6. Significance and Broader Implications
The MEM framework establishes a robust mechanism for multi-view representation learning, especially where both local and global dependencies are essential to downstream prediction tasks. Entropy-driven adaptive fusion addresses the limitation of fixed fusion weights, enhancing generalization and reliability in heterogenous data regimes. The use of the Mamba state-space architecture ensures scalability to extremely large inputs (such as gigapixel slides), a critical property for computational pathology and other high-resolution domains (Khan et al., 25 Sep 2025). A plausible implication is applicability beyond pathology, wherever information exhibits hierarchical or spatially multiscale structure and uncertainty estimation is critical for sample-level adaptivity.
7. Related Research and Extensions
While MEM is demonstrated in the SlideMamba study, similar architectural principles—combining SSM-based (Mamba) and GNN models, mediated by entropy or uncertainty-based fusion—are applicable to other joint modality integration or compression pipelines.
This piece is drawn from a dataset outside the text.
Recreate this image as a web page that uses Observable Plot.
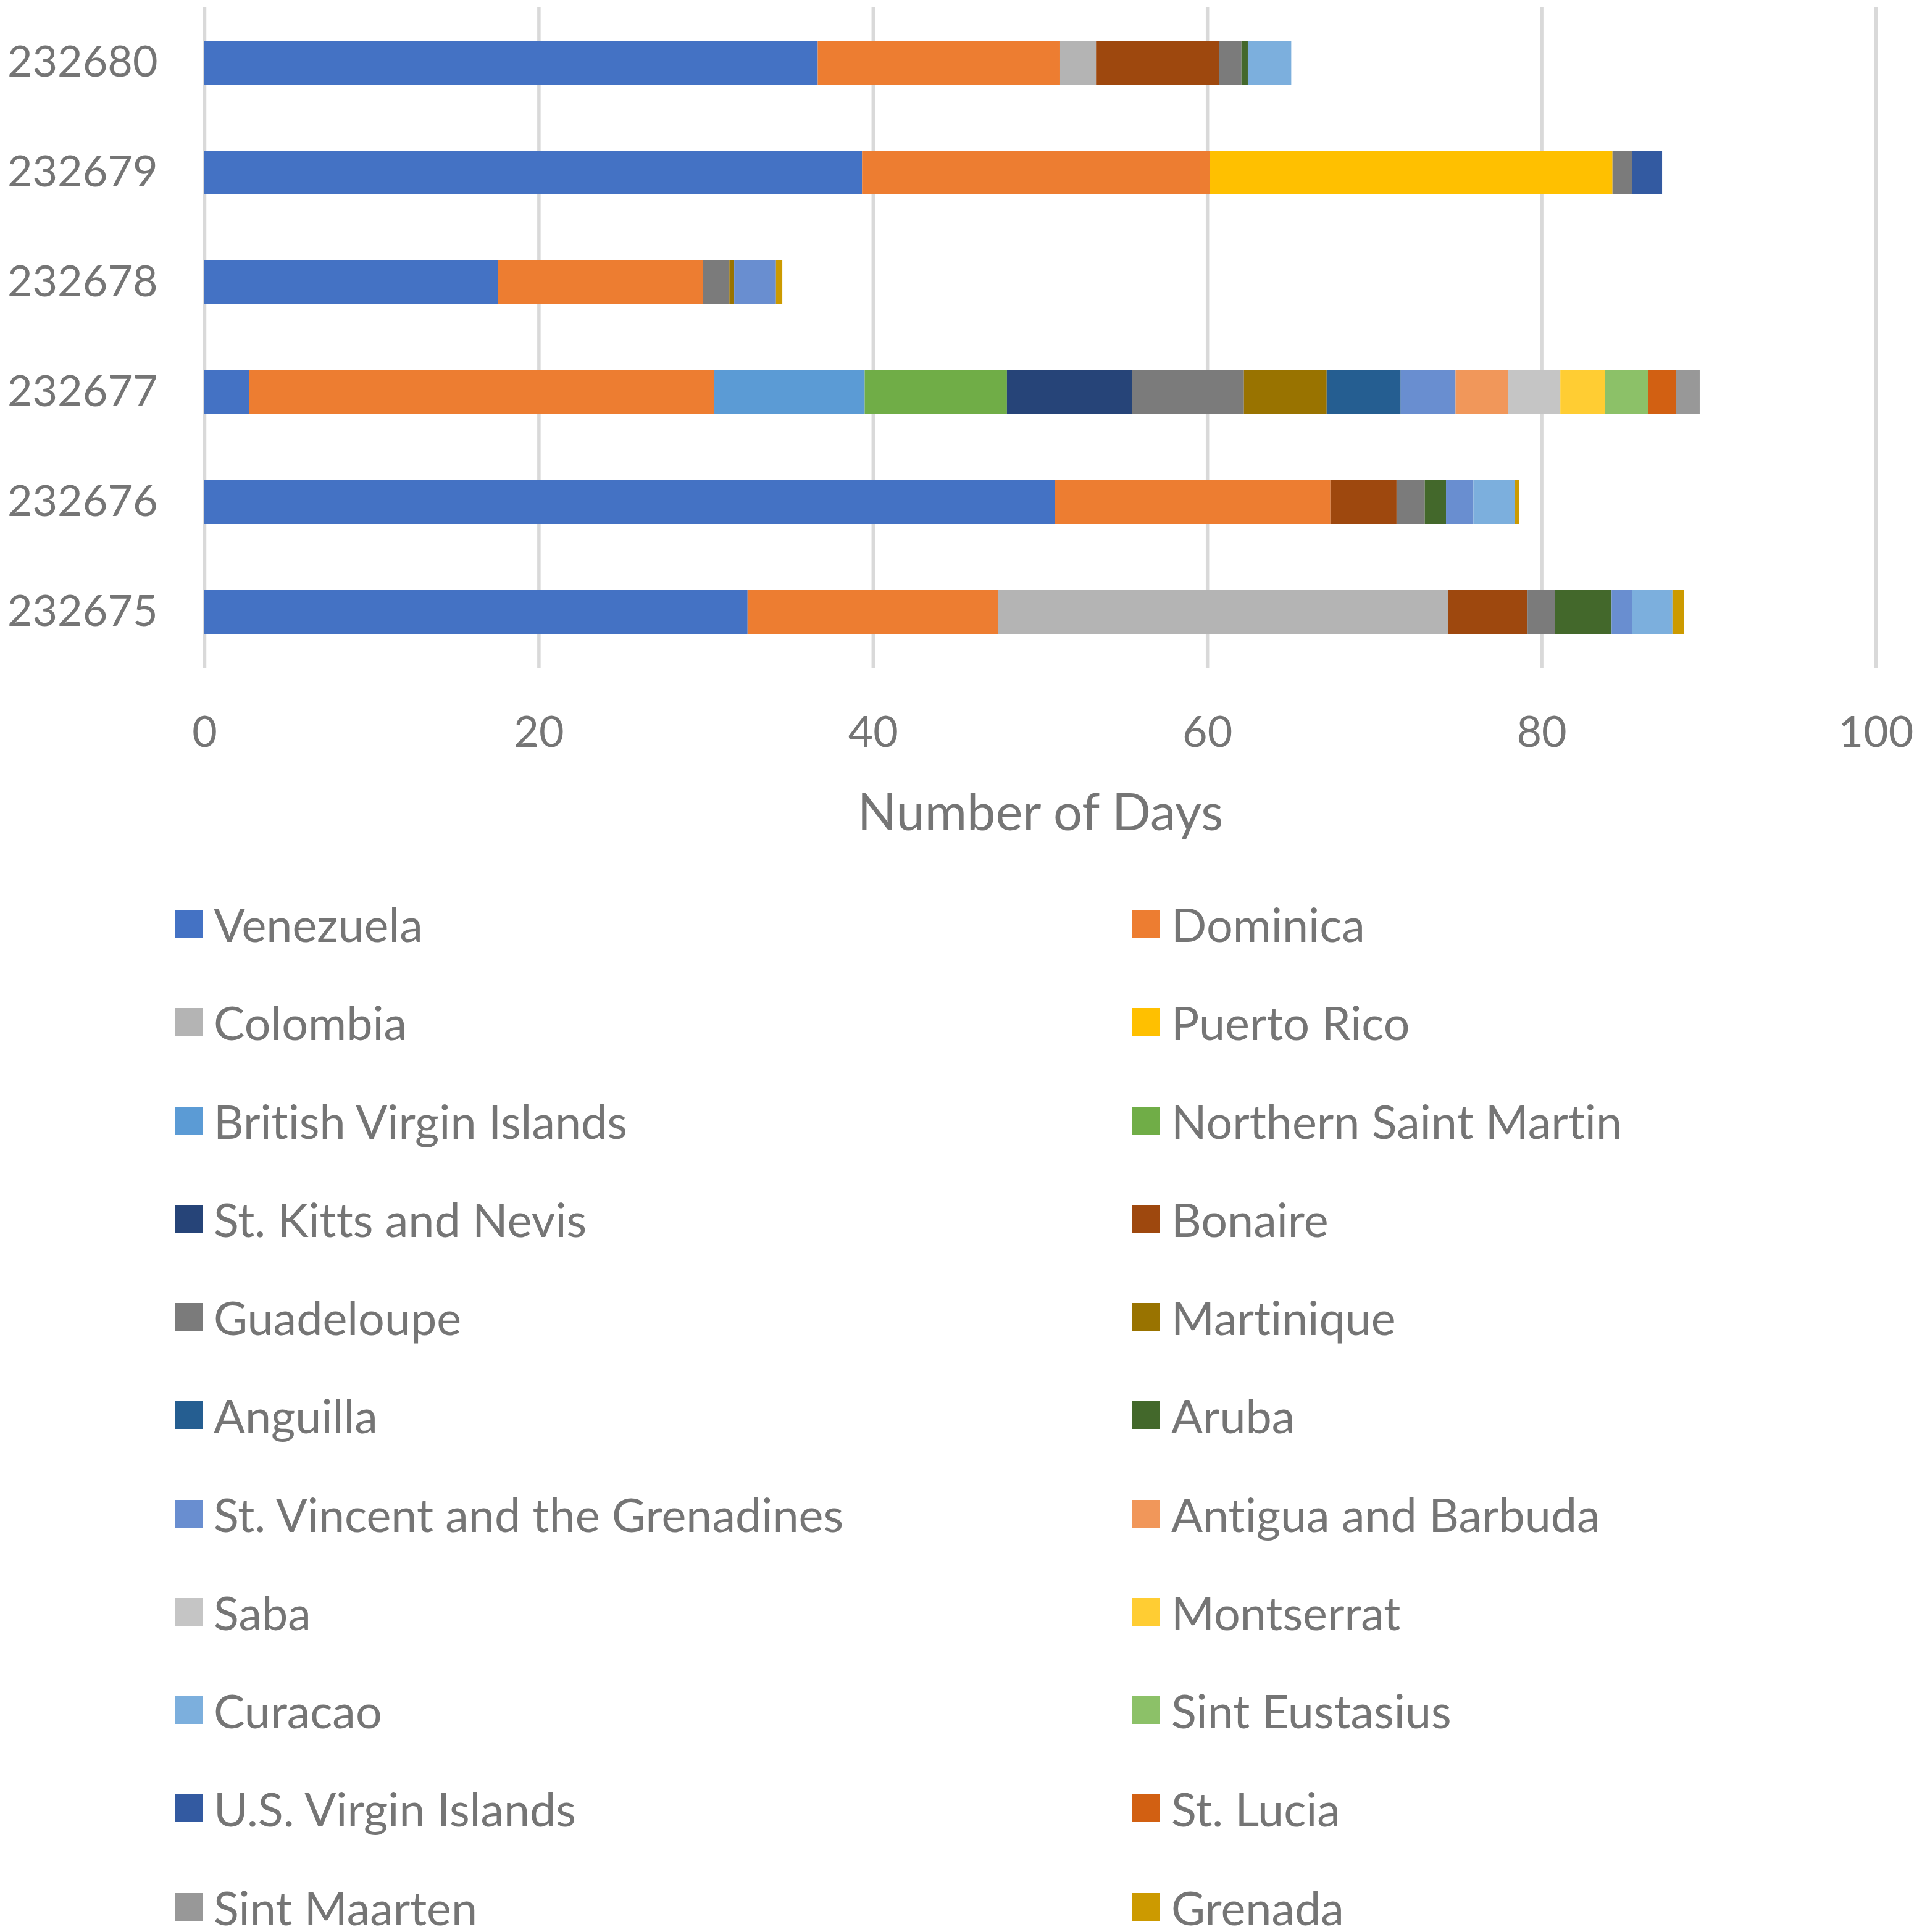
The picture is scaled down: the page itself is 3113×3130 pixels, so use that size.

In point cloud compression, the MEGA-PCC system references MEM as an entropy modeling component for improving joint geometry-attribute bitrate allocation; however, details on MEM's model structure, loss, and experimental results in the compression domain are not present in the available excerpt (Hsieh et al., 27 Dec 2025). This suggests active cross-domain applicability and ongoing development of such entropy-guided multimodal fusion schemes.